--- begin ---

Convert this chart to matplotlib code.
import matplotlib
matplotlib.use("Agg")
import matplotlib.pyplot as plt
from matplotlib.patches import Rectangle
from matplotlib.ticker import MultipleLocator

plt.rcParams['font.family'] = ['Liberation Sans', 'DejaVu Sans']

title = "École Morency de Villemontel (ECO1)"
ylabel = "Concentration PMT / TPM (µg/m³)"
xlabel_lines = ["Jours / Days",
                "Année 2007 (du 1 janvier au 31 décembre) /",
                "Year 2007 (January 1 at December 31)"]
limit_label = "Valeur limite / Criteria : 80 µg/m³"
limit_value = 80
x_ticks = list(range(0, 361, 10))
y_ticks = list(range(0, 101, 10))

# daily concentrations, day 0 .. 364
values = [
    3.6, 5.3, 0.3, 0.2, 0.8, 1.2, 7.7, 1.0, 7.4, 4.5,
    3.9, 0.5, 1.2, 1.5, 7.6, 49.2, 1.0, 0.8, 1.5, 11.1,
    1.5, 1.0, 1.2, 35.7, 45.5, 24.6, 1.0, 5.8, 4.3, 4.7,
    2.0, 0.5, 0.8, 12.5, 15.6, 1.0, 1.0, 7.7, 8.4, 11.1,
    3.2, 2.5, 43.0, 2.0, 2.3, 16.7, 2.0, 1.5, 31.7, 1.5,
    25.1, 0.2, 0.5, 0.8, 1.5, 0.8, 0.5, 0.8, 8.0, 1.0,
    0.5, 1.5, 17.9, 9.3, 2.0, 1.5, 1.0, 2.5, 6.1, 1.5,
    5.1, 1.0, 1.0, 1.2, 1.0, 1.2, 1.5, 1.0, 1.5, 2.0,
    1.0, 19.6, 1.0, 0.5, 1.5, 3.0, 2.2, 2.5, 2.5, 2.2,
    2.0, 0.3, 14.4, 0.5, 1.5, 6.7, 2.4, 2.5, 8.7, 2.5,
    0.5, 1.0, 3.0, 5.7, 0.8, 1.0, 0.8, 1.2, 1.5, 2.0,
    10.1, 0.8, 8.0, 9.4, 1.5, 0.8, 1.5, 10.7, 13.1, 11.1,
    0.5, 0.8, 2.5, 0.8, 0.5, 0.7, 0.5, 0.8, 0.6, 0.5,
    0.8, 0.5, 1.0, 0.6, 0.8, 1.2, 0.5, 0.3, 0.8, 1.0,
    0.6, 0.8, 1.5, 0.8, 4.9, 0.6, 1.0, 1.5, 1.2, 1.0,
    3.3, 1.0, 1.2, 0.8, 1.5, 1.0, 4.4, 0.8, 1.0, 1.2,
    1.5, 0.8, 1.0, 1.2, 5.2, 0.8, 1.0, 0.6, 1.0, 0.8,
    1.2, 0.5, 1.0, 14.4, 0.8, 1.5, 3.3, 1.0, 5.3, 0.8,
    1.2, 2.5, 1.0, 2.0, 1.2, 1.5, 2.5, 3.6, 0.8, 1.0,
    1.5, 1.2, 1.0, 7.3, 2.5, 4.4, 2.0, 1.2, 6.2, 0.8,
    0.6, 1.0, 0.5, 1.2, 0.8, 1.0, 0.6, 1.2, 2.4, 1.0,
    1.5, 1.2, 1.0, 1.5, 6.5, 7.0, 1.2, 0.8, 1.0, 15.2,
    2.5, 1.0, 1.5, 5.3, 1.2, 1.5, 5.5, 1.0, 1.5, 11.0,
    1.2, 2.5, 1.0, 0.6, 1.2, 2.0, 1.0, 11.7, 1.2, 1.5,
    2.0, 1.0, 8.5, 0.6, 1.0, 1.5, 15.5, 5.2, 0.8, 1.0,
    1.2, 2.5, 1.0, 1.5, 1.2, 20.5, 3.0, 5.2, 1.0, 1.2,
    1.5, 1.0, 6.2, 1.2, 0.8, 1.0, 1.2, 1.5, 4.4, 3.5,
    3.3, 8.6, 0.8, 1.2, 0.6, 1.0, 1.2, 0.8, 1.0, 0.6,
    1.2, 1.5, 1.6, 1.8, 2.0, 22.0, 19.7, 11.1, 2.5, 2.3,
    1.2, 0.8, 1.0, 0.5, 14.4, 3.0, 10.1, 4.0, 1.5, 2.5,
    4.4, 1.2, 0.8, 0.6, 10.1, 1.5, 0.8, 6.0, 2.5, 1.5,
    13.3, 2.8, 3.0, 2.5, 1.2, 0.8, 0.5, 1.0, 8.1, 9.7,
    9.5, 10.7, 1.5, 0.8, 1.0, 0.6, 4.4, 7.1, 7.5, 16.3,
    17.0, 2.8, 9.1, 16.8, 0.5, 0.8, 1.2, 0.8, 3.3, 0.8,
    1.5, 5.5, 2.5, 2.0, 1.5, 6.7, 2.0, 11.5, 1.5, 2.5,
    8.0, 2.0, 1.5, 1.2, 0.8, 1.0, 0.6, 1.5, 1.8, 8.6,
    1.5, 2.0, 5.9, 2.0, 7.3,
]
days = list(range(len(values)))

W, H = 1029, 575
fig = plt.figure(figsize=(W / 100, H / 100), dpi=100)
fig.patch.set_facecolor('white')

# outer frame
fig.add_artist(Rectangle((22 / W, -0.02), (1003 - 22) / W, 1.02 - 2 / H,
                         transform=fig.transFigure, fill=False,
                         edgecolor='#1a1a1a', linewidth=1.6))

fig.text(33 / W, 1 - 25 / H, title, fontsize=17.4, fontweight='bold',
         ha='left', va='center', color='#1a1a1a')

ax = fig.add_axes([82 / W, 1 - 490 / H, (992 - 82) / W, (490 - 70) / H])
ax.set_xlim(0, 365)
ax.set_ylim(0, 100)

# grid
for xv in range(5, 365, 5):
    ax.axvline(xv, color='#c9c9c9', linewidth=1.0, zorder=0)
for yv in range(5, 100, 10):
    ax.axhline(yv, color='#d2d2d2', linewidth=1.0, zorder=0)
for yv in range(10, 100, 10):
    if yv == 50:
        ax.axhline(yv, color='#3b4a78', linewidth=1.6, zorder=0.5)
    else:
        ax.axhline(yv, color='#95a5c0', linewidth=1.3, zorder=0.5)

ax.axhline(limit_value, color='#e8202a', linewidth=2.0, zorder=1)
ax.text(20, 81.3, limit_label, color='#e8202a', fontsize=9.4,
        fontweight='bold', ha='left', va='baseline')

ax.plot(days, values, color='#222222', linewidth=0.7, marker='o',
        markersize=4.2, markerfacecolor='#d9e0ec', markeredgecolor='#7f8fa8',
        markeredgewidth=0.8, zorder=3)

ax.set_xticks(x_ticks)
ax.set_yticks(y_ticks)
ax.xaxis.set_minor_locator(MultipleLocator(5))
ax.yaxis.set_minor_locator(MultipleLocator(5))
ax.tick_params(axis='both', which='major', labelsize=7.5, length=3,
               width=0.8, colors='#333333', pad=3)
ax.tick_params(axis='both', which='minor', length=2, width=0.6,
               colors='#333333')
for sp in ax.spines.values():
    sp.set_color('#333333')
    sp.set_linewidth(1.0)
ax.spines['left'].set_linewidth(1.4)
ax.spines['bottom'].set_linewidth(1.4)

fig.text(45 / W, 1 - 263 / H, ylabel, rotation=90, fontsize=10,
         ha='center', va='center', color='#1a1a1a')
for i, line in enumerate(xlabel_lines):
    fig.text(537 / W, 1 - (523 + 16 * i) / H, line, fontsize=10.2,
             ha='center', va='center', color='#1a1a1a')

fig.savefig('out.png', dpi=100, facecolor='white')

--- end ---
--- begin ---

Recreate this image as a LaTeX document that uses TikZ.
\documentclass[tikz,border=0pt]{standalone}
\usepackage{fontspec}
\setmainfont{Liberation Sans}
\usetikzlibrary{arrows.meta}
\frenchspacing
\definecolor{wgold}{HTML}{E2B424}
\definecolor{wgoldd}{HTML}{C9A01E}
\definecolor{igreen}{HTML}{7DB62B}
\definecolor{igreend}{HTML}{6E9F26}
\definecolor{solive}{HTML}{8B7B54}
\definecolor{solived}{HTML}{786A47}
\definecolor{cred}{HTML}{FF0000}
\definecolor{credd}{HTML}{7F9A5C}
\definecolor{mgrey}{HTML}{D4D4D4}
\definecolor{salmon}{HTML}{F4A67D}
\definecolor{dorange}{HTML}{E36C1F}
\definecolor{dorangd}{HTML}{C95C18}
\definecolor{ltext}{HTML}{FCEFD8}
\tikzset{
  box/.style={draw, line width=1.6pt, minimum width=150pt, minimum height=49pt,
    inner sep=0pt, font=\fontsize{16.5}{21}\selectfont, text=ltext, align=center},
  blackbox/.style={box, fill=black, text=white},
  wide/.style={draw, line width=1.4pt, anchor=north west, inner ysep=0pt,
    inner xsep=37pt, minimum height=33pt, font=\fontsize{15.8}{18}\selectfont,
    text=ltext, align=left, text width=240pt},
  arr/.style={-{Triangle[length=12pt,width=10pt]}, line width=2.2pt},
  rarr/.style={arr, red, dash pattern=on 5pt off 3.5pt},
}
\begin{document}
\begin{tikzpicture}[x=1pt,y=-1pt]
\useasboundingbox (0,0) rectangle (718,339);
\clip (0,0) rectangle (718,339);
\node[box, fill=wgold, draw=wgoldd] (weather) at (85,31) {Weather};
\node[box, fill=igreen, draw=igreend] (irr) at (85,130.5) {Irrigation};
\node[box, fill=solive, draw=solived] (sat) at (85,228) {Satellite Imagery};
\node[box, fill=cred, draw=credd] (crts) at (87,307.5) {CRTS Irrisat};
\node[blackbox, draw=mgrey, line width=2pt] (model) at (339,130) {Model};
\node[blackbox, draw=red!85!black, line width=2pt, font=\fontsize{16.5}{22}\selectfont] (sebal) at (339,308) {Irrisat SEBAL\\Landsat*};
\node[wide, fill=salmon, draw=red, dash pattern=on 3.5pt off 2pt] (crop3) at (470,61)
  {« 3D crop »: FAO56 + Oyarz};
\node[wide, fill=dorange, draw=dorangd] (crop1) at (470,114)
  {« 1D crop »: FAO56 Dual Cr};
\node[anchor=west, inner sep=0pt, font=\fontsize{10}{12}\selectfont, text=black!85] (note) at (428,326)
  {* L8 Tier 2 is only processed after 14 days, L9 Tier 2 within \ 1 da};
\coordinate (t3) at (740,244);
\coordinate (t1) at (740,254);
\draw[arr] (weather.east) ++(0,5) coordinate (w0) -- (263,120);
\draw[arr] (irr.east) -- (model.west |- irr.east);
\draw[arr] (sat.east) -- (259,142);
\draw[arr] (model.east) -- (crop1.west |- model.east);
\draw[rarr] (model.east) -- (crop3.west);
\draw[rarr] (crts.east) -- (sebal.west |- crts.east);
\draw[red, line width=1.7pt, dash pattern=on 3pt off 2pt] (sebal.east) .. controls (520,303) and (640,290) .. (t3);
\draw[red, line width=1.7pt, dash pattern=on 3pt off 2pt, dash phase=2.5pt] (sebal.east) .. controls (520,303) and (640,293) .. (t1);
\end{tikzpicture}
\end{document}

--- end ---
--- begin ---

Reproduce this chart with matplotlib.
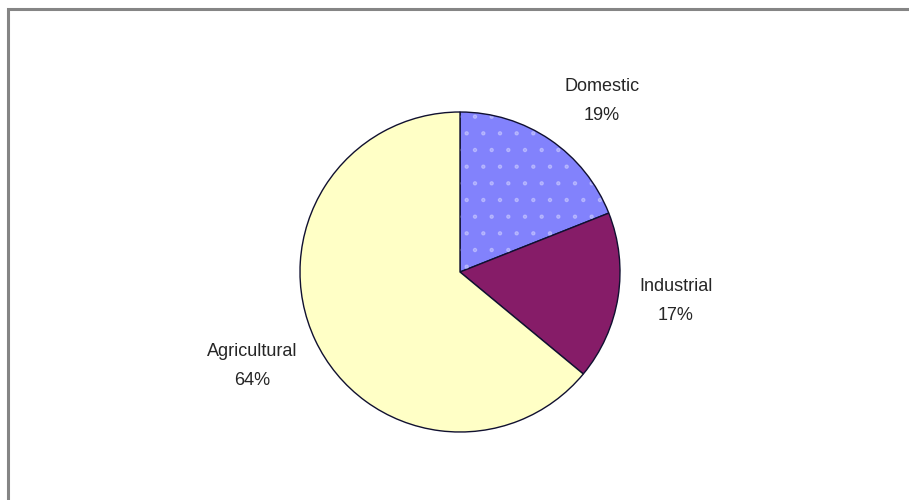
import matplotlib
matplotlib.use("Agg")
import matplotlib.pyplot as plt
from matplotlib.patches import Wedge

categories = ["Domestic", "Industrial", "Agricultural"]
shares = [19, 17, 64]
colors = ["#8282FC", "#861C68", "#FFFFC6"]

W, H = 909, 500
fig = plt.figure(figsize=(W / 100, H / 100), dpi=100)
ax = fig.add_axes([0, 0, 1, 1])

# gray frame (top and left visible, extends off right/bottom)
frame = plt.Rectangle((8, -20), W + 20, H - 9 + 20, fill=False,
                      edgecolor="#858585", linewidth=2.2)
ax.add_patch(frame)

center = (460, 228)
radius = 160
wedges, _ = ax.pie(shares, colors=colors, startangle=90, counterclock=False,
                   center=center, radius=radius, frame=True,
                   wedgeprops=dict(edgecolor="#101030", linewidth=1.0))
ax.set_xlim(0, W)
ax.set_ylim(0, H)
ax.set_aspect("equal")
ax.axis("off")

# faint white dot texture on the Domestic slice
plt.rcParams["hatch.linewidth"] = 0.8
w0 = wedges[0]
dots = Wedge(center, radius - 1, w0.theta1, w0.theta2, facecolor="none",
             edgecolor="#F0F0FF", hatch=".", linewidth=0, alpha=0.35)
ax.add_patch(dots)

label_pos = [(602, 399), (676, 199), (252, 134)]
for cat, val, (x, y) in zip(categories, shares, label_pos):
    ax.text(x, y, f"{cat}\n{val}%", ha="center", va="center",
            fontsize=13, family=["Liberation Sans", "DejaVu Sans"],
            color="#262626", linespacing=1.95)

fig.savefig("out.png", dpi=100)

--- end ---

*Task*
Both the line containing "Reproduce this chart with matplotlib." and the line containing "ax.add_patch(frame)" belong in the copy, along with every line between them. Reproduce that stretch exactly, without the pictures.

*Answer for the task*
Reproduce this chart with matplotlib.
import matplotlib
matplotlib.use("Agg")
import matplotlib.pyplot as plt
from matplotlib.patches import Wedge

categories = ["Domestic", "Industrial", "Agricultural"]
shares = [19, 17, 64]
colors = ["#8282FC", "#861C68", "#FFFFC6"]

W, H = 909, 500
fig = plt.figure(figsize=(W / 100, H / 100), dpi=100)
ax = fig.add_axes([0, 0, 1, 1])

# gray frame (top and left visible, extends off right/bottom)
frame = plt.Rectangle((8, -20), W + 20, H - 9 + 20, fill=False,
                      edgecolor="#858585", linewidth=2.2)
ax.add_patch(frame)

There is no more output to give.